Task directions: Copy the data that follows, character for character, minus the pictures.

[start Source data]

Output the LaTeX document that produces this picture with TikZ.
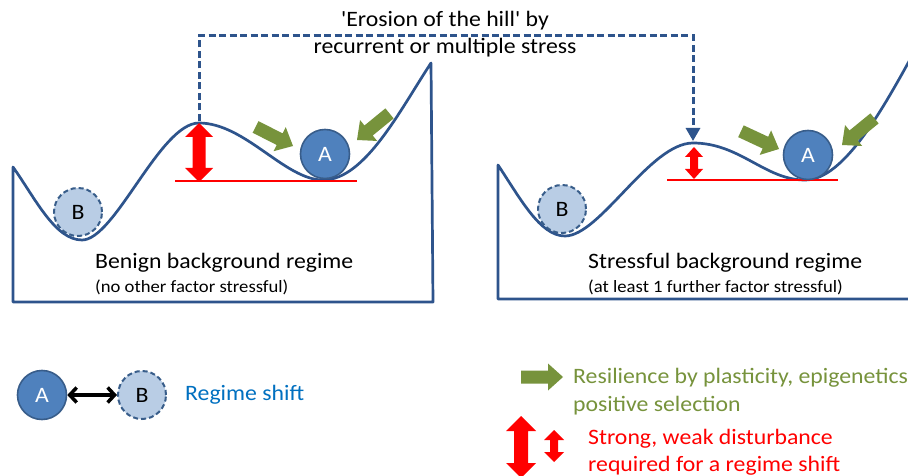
\documentclass[tikz,border=0pt]{standalone}
\usepackage{fontspec}
\setmainfont{Carlito}[FakeStretch=1.08,Ligatures=TeXOff]
\usetikzlibrary{arrows.meta}
\definecolor{lineblue}{RGB}{46,84,140}
\definecolor{afill}{RGB}{79,129,189}
\definecolor{aedge}{RGB}{56,93,138}
\definecolor{bfill}{RGB}{185,205,229}
\definecolor{greenA}{RGB}{119,147,60}
\definecolor{txtblue}{RGB}{0,112,192}
\definecolor{myred}{RGB}{255,0,0}
\newcommand\redDbl[6]{%
  \fill[myred] (#1,#2) -- (#1+#5,#2+#6) -- (#1+#4,#2+#6) -- (#1+#4,#3-#6) -- (#1+#5,#3-#6) -- (#1,#3)
    -- (#1-#5,#3-#6) -- (#1-#4,#3-#6) -- (#1-#4,#2+#6) -- (#1-#5,#2+#6) -- cycle;}
\newcommand\greenArr[3]{%
  \begin{scope}[shift={(#1,#2)},rotate=#3]
    \fill[greenA] (0,0) -- (-15,13.5) -- (-15,6.5) -- (-42,6.5) -- (-42,-6.5) -- (-15,-6.5) -- (-15,-13.5) -- cycle;
  \end{scope}}
\tikzset{
  land/.style={draw=lineblue, line width=2.7pt, line join=round},
  ballA/.style={circle, fill=afill, draw=aedge, line width=1.6pt, minimum size=49pt, inner sep=0pt, text=white, font=\fontsize{22}{22}\selectfont},
  ballB/.style={circle, fill=bfill, draw=aedge, line width=2pt, dash pattern=on 5pt off 3pt, minimum size=48pt, inner sep=0pt, text=black, font=\fontsize{22}{22}\selectfont},
  redline/.style={draw=myred, line width=1.2pt},
  dashconn/.style={draw=lineblue, line width=3pt, dash pattern=on 7pt off 3.5pt, -{Triangle[width=14pt,length=13pt]}},
  captxt/.style={anchor=base, inner sep=0pt, font=\fontsize{22}{22}\selectfont},
  bigtxt/.style={anchor=base west, inner sep=0pt, font=\fontsize{22}{22}\selectfont},
  smalltxt/.style={anchor=base west, inner sep=0pt, font=\fontsize{17.3}{17.3}\selectfont},
}
\begin{document}
\begin{tikzpicture}[x=1pt,y=-1pt]
\clip (0,0) rectangle (908,476);
\fill[white] (0,0) rectangle (908,476);
% left landscape
\draw[land] (13,302) -- (13,167) .. controls (35,198) and (55,240) .. (82,240)
  .. controls (115,240) and (160,123) .. (199,123)
  .. controls (245,123) and (285,180) .. (323,180)
  .. controls (365,180) and (400,110) .. (431,63) -- (433,302) -- cycle;
% right landscape
\draw[land] (920,299) -- (498,299) -- (498,165) .. controls (520,198) and (540,236) .. (565,236)
  .. controls (600,236) and (650,143) .. (693,143)
  .. controls (740,143) and (765,180) .. (805,180)
  .. controls (845,180) and (885,105) .. (918,45);
% red baselines
\draw[redline] (175,181) -- (357,181);
\draw[redline] (667,180) -- (838,180);
% red arrows
\redDbl{199}{123}{182}{6.5}{14}{14}
\redDbl{694}{147}{179}{4}{9}{10}
% balls
\node[ballB] (BL) at (78,212) {B};
\node[ballA] (AL) at (325,154) {A};
\node[ballB] (BR) at (562,209) {B};
\node[ballA] (AR) at (808,155) {A};
% green arrows
\greenArr{293}{146}{-27}
\greenArr{357}{140}{-140.7}
\greenArr{779}{149}{-25}
\greenArr{842}{145}{-140.7}
% dashed connector
\coordinate (hillL) at (199,121);
\coordinate (hillR) at (693,141);
\coordinate (topc) at (450,36);
\draw[dashconn] (hillL) -- (hillL |- topc) -- (hillR |- topc) -- (hillR);
\node[captxt] (cap1) at (445,27) {'Erosion of the hill' by};
\node[captxt] (cap2) at (445,54) {recurrent or multiple stress};
% landscape labels
\node[bigtxt] (benign) at (95,268) {Benign background regime};
\node[smalltxt] (benign2) at (95,292) {(no other factor stressful)};
\node[bigtxt] (stress) at (588,268) {Stressful background regime};
\node[smalltxt] (stress2) at (588,292) {(at least 1 further factor stressful)};
% legend
\node[ballA] (LA) at (42,395) {A};
\node[ballB] (LB) at (142,395) {B};
\draw[line width=3.5pt, {Straight Barb[length=7pt,width=15pt]}-{Straight Barb[length=7pt,width=15pt]}] (LA) -- (LB);
\node[bigtxt, text=txtblue] (shift) at (185,400) {Regime shift};
\greenArr{563}{377}{0}
\node[bigtxt, text=greenA] (res1) at (573,383) {Resilience by plasticity, epigenetics};
\node[bigtxt, text=greenA] (res2) at (573,411) {positive selection};
\redDbl{521}{416}{478}{7}{15}{15}
\redDbl{554}{430}{462}{4}{10}{10}
\node[bigtxt, text=myred] (dist1) at (588,444) {Strong, weak disturbance};
\node[bigtxt, text=myred] (dist2) at (588,471) {required for a regime shift};
\end{tikzpicture}
\end{document}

[end Source data]

The reply:
Output the LaTeX document that produces this picture with TikZ.
\documentclass[tikz,border=0pt]{standalone}
\usepackage{fontspec}
\setmainfont{Carlito}[FakeStretch=1.08,Ligatures=TeXOff]
\usetikzlibrary{arrows.meta}
\definecolor{lineblue}{RGB}{46,84,140}
\definecolor{afill}{RGB}{79,129,189}
\definecolor{aedge}{RGB}{56,93,138}
\definecolor{bfill}{RGB}{185,205,229}
\definecolor{greenA}{RGB}{119,147,60}
\definecolor{txtblue}{RGB}{0,112,192}
\definecolor{myred}{RGB}{255,0,0}
\newcommand\redDbl[6]{%
  \fill[myred] (#1,#2) -- (#1+#5,#2+#6) -- (#1+#4,#2+#6) -- (#1+#4,#3-#6) -- (#1+#5,#3-#6) -- (#1,#3)
    -- (#1-#5,#3-#6) -- (#1-#4,#3-#6) -- (#1-#4,#2+#6) -- (#1-#5,#2+#6) -- cycle;}
\newcommand\greenArr[3]{%
  \begin{scope}[shift={(#1,#2)},rotate=#3]
    \fill[greenA] (0,0) -- (-15,13.5) -- (-15,6.5) -- (-42,6.5) -- (-42,-6.5) -- (-15,-6.5) -- (-15,-13.5) -- cycle;
  \end{scope}}
\tikzset{
  land/.style={draw=lineblue, line width=2.7pt, line join=round},
  ballA/.style={circle, fill=afill, draw=aedge, line width=1.6pt, minimum size=49pt, inner sep=0pt, text=white, font=\fontsize{22}{22}\selectfont},
  ballB/.style={circle, fill=bfill, draw=aedge, line width=2pt, dash pattern=on 5pt off 3pt, minimum size=48pt, inner sep=0pt, text=black, font=\fontsize{22}{22}\selectfont},
  redline/.style={draw=myred, line width=1.2pt},
  dashconn/.style={draw=lineblue, line width=3pt, dash pattern=on 7pt off 3.5pt, -{Triangle[width=14pt,length=13pt]}},
  captxt/.style={anchor=base, inner sep=0pt, font=\fontsize{22}{22}\selectfont},
  bigtxt/.style={anchor=base west, inner sep=0pt, font=\fontsize{22}{22}\selectfont},
  smalltxt/.style={anchor=base west, inner sep=0pt, font=\fontsize{17.3}{17.3}\selectfont},
}
\begin{document}
\begin{tikzpicture}[x=1pt,y=-1pt]
\clip (0,0) rectangle (908,476);
\fill[white] (0,0) rectangle (908,476);
% left landscape
\draw[land] (13,302) -- (13,167) .. controls (35,198) and (55,240) .. (82,240)
  .. controls (115,240) and (160,123) .. (199,123)
  .. controls (245,123) and (285,180) .. (323,180)
  .. controls (365,180) and (400,110) .. (431,63) -- (433,302) -- cycle;
% right landscape
\draw[land] (920,299) -- (498,299) -- (498,165) .. controls (520,198) and (540,236) .. (565,236)
  .. controls (600,236) and (650,143) .. (693,143)
  .. controls (740,143) and (765,180) .. (805,180)
  .. controls (845,180) and (885,105) .. (918,45);
% red baselines
\draw[redline] (175,181) -- (357,181);
\draw[redline] (667,180) -- (838,180);
% red arrows
\redDbl{199}{123}{182}{6.5}{14}{14}
\redDbl{694}{147}{179}{4}{9}{10}
% balls
\node[ballB] (BL) at (78,212) {B};
\node[ballA] (AL) at (325,154) {A};
\node[ballB] (BR) at (562,209) {B};
\node[ballA] (AR) at (808,155) {A};
% green arrows
\greenArr{293}{146}{-27}
\greenArr{357}{140}{-140.7}
\greenArr{779}{149}{-25}
\greenArr{842}{145}{-140.7}
% dashed connector
\coordinate (hillL) at (199,121);
\coordinate (hillR) at (693,141);
\coordinate (topc) at (450,36);
\draw[dashconn] (hillL) -- (hillL |- topc) -- (hillR |- topc) -- (hillR);
\node[captxt] (cap1) at (445,27) {'Erosion of the hill' by};
\node[captxt] (cap2) at (445,54) {recurrent or multiple stress};
% landscape labels
\node[bigtxt] (benign) at (95,268) {Benign background regime};
\node[smalltxt] (benign2) at (95,292) {(no other factor stressful)};
\node[bigtxt] (stress) at (588,268) {Stressful background regime};
\node[smalltxt] (stress2) at (588,292) {(at least 1 further factor stressful)};
% legend
\node[ballA] (LA) at (42,395) {A};
\node[ballB] (LB) at (142,395) {B};
\draw[line width=3.5pt, {Straight Barb[length=7pt,width=15pt]}-{Straight Barb[length=7pt,width=15pt]}] (LA) -- (LB);
\node[bigtxt, text=txtblue] (shift) at (185,400) {Regime shift};
\greenArr{563}{377}{0}
\node[bigtxt, text=greenA] (res1) at (573,383) {Resilience by plasticity, epigenetics};
\node[bigtxt, text=greenA] (res2) at (573,411) {positive selection};
\redDbl{521}{416}{478}{7}{15}{15}
\redDbl{554}{430}{462}{4}{10}{10}
\node[bigtxt, text=myred] (dist1) at (588,444) {Strong, weak disturbance};
\node[bigtxt, text=myred] (dist2) at (588,471) {required for a regime shift};
\end{tikzpicture}
\end{document}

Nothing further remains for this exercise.